The only proper response to this movie’s effort to derive sympathy for Joan Rivers’s supposedly difficult life is: Oh, go soak your head. So she’s had troubles, even big troubles. Big deal. Everyone has troubles. She’s world-famous, filthy rich, doing what she loves and driven to do it, and at 75, has her health and memory and the stamina of someone half her age. Directors Ricki Stern and Anne Sundberg attempt to create an image of deep pathos because Rivers is so busy she has to check in at a hotel at 3 o’clock in the morning and ask not to be awakened before 6 A.M. She doesn’t like her Indian casino hotel room, to which she has flown on a private jet from Palm Springs. Boo-hoo.
What Joan Rivers does have is what makes this movie very much worth seeing: an astonishing, raging, unstoppable comic gift. She is bitterly, furiously, compulsively, and continuously funny. Rivers has thousands and thousands of jokes she herself has written on 3 x 5 file cards lining a wall in her palatial residence on 64th Street just east of Fifth Avenue. But she doesn’t need them; the movie shows her riffing conversationally from morning until night, practically unable to speak a sentence that doesn’t work somehow as a joke. This is so much the case that when the camera catches her saying something in earnest you keep waiting in vain for the vicious punch line to undercut the sentiment.
Comedians are not necessarily naturally funny people.
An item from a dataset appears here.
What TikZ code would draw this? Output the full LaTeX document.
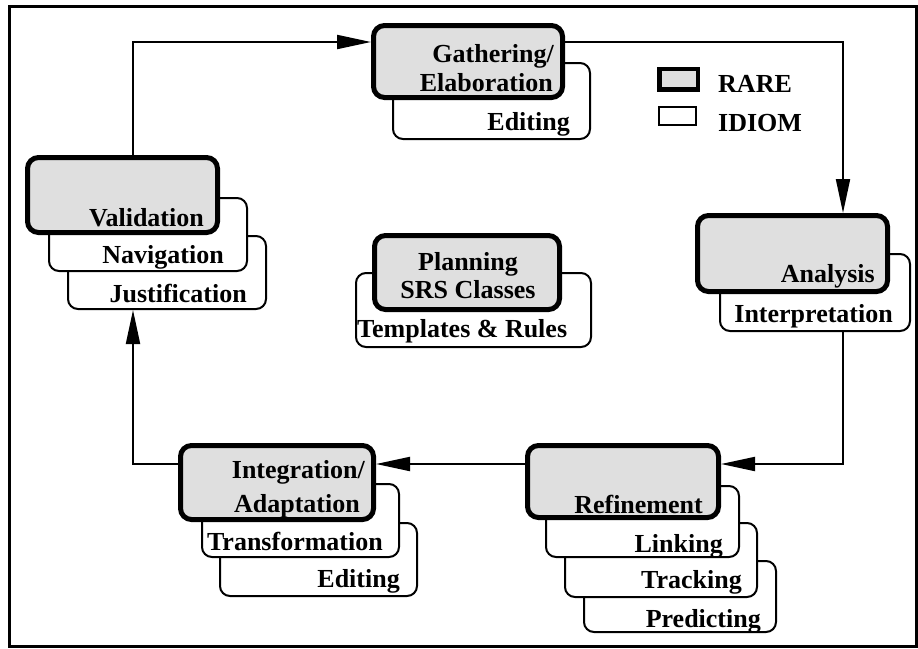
\documentclass[tikz,border=0pt]{standalone}
\usepackage{fontspec}
\setmainfont{Liberation Serif}
\usetikzlibrary{arrows.meta}
\tikzset{
  rare/.style={draw=black, line width=5pt, fill=gray!25, rounded corners=11pt,
    inner sep=0pt, minimum width=#1},
  idiom/.style={draw=black, line width=2pt, fill=white, rounded corners=10pt,
    inner sep=0pt, minimum width=#1},
  lbl/.style={font=\fontsize{26}{29}\selectfont\bfseries, inner sep=0pt},
  conn/.style={line width=2pt},
  tip/.style={-{Triangle[length=34pt,width=14pt]}},
}
\begin{document}
\begin{tikzpicture}[x=1pt,y=-1pt]
\useasboundingbox (0,0) rectangle (918,648);
\draw[line width=3pt] (9,6) rectangle (916.5,646.5);

% Gathering / Elaboration
\node[idiom=197pt, minimum height=76pt] (gedit) at (491.5,101) {};
\node[rare=189pt, minimum height=72pt] (gath) at (468,61.5) {};
\node[lbl, anchor=base east] (tg1) at (554,62) {Gathering/};
\node[lbl, anchor=base east] (tg2) at (553,91) {Elaboration};
\node[lbl, anchor=base east] (tg3) at (570,130) {Editing};

% Analysis
\node[idiom=190pt, minimum height=77pt] (interp) at (815,292.5) {};
\node[rare=190pt, minimum height=76pt] (anal) at (792.5,253.5) {};
\node[lbl, anchor=base east] (ta1) at (875,282) {Analysis};
\node[lbl, anchor=base east] (ta2) at (893,322) {Interpretation};

% Refinement
\node[idiom=192pt, minimum height=71pt] (pred) at (680,596.5) {};
\node[idiom=192pt, minimum height=74pt] (track) at (661,560) {};
\node[idiom=193pt, minimum height=71pt] (link) at (642.5,521.5) {};
\node[rare=191pt, minimum height=72pt] (refi) at (623,481.5) {};
\node[lbl, anchor=base east] (tr1) at (703,513) {Refinement};
\node[lbl, anchor=base east] (tr2) at (723,552) {Linking};
\node[lbl, anchor=base east] (tr3) at (742,588) {Tracking};
\node[lbl, anchor=base east] (tr4) at (761,627) {Predicting};

% Integration / Adaptation
\node[idiom=197pt, minimum height=73pt] (iedit) at (318.5,559.5) {};
\node[idiom=197pt, minimum height=73pt] (transf) at (300.5,520.5) {};
\node[rare=193pt, minimum height=74pt] (integ) at (277,482.5) {};
\node[lbl, anchor=base east] (ti1) at (365,478) {Integration/};
\node[lbl, anchor=base east] (ti2) at (360,512) {Adaptation};
\node[lbl, anchor=base east] (ti3) at (383,550) {Transformation};
\node[lbl, anchor=base east] (ti4) at (400,587) {Editing};

% Validation
\node[idiom=198pt, minimum height=73pt] (just) at (167,272.5) {};
\node[idiom=198pt, minimum height=73pt] (nav) at (148,234.5) {};
\node[rare=190pt, minimum height=75pt] (vali) at (122.5,195) {};
\node[lbl, anchor=base east] (tv1) at (204,226) {Validation};
\node[lbl, anchor=base east] (tv2) at (224,263) {Navigation};
\node[lbl, anchor=base east] (tv3) at (247,302) {Justification};

% Planning
\node[idiom=235pt, minimum height=74pt] (tmpl) at (473.5,310) {};
\node[rare=185pt, minimum height=74pt] (plan) at (467,272.5) {};
\node[lbl, anchor=base] (tp1) at (468,270) {Planning};
\node[lbl, anchor=base] (tp2) at (468,298) {SRS Classes};
\node[lbl, anchor=base west] (tp3) at (357,337) {Templates \& Rules};

% Legend
\node[draw=black, line width=4.5pt, fill=gray!25, inner sep=0pt,
  minimum width=38.5pt, minimum height=20.5pt] (lrare) at (678.5,79) {};
\node[draw=black, line width=2pt, fill=white, inner sep=0pt,
  minimum width=37pt, minimum height=18pt] (lidiom) at (677.5,116) {};
\node[lbl, anchor=base west] (tl1) at (718,92) {RARE};
\node[lbl, anchor=base west] (tl2) at (718,131) {IDIOM};

% Cycle corners
\coordinate (ctl) at (133,42);
\coordinate (ctr) at (843,42);
\coordinate (cbr) at (843,464);
\coordinate (cbl) at (133,464);

% Connectors
\draw[conn, tip] (vali.north -| ctl) -- (ctl) -- (ctl -| gath.west);
\draw[conn, tip] (ctr -| gath.east) -- (ctr) -- (anal.north -| ctr);
\draw[conn, tip] (interp.south -| cbr) -- (cbr) -- (cbr -| refi.east);
\draw[conn, tip] (cbr -| refi.west) -- (cbr -| integ.east);
\draw[conn, tip] (cbl -| integ.west) -- (cbl) -- (just.south -| cbl);
\end{tikzpicture}
\end{document}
Steve Martin’s remarkable memoir, Born Standing Up, is an account of a man so intelligent that he was able to break comedy down into its constituent parts and learn how to perform it despite being entirely bereft of an innate sense of humor. It was said of Jack Benny, one of the great comedians, that he couldn’t tell a joke to save his life; his best friend George Burns, who was a straight man until his surprising old-age career after the age of 80, would spend his days at the Hillcrest Country Club making everyone around him laugh until they could barely breathe.
Rivers herself wanted to be an actress and spent some time at Second City as an improviser and sketch performer. But it was only when she surrendered to her God-given ability to slam home a kicker in her late twenties that she found her true calling. The startling aggression she showed, first toward herself as a young woman and then toward celebrities as she found her voice in middle age, was something astounding to behold from this pretty little slip of a thing who talked about herself as though she were a hideous hag.
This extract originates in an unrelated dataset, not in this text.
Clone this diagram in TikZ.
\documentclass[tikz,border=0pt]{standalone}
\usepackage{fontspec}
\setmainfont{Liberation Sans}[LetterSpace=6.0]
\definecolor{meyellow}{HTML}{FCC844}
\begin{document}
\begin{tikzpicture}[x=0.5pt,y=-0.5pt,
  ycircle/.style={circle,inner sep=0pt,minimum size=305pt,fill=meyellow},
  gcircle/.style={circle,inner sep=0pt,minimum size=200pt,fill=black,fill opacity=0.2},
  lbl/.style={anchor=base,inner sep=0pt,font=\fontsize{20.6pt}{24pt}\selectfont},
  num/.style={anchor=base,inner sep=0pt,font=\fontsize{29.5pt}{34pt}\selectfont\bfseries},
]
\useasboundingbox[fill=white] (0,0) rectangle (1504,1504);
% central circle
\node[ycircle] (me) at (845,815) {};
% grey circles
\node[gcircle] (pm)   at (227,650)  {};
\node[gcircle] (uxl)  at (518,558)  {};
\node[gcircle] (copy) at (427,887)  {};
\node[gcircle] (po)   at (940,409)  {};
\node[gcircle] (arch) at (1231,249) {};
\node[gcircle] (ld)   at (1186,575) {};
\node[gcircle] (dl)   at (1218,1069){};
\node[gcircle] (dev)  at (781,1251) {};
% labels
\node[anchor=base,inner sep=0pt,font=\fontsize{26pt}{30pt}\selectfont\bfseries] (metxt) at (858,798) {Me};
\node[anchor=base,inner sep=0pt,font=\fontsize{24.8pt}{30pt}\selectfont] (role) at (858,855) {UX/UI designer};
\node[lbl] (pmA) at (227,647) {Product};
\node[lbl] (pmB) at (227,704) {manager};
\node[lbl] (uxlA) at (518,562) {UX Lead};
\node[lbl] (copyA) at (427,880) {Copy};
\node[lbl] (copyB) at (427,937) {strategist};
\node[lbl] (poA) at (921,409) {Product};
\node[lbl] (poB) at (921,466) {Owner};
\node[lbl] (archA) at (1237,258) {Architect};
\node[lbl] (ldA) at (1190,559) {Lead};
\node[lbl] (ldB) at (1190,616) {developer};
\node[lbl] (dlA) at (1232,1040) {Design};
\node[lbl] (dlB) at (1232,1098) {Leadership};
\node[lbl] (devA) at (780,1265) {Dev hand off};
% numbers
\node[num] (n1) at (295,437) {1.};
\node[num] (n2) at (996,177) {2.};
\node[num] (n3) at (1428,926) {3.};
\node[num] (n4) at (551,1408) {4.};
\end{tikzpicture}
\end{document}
It turns out we didn’t know the half of it. In A Piece of Work, we get a side of Rivers that only those who have seen her perform in person know: a comic as blue as the voters of the District of Columbia, whose lines and asides are so foul it’s nearly impossible even to hint at them. The movie opens with Rivers on stage revealing how her daughter Melissa sought her approval for refusing to appear topless in Playboy for $400,000. Rivers, who will say just about anything, then says the last and most disgusting thing you would expect to hear—and I have to say, it’s so incredibly transgressive that it’s hilarious.
The movie is structured as a year in Rivers’s life, moving from a career trough to a career high point. The structure is nonsense; there’s no indication, aside from a scene in which she shows an empty calendar, that she’s going begging for work. She’s clearly very busy, and her agent and manager both talk about how she will do anything and go anywhere and perform in front of anyone and advertise anything, including devices for male sexual enhancement. And it’s a little hard to believe that being the “winner” of Donald Trump’s Celebrity Apprentice is more of a triumph for her than being the subject of the Comedy Central roast, which happens in the middle of the movie.
The yearlong arc of A Piece of Work is another example of how manipulative and false the nominally more “real” documentary form can be. Documentaries need plots just as any movie does, but real lives don’t have plots, not even Joan Rivers’s life, and the imposition of one is as false as any melodramatic twist on Desperate Housewives. The reason this movie made it into theaters, and is getting wildly enthusiastic reviews, and might even be something you will go and see if you can tolerate the obscenity and the profanity, is simple: It’s side-splitting.
It’s also a little boring in spots, but that’s to be expected. Movies with highs as intense as the ones created when Rivers goes into one of her rants need to give their viewers a little down time until Old Faithful goes off again.
John Podhoretz, editor of Commentary, is The Weekly Standard’s movie critic.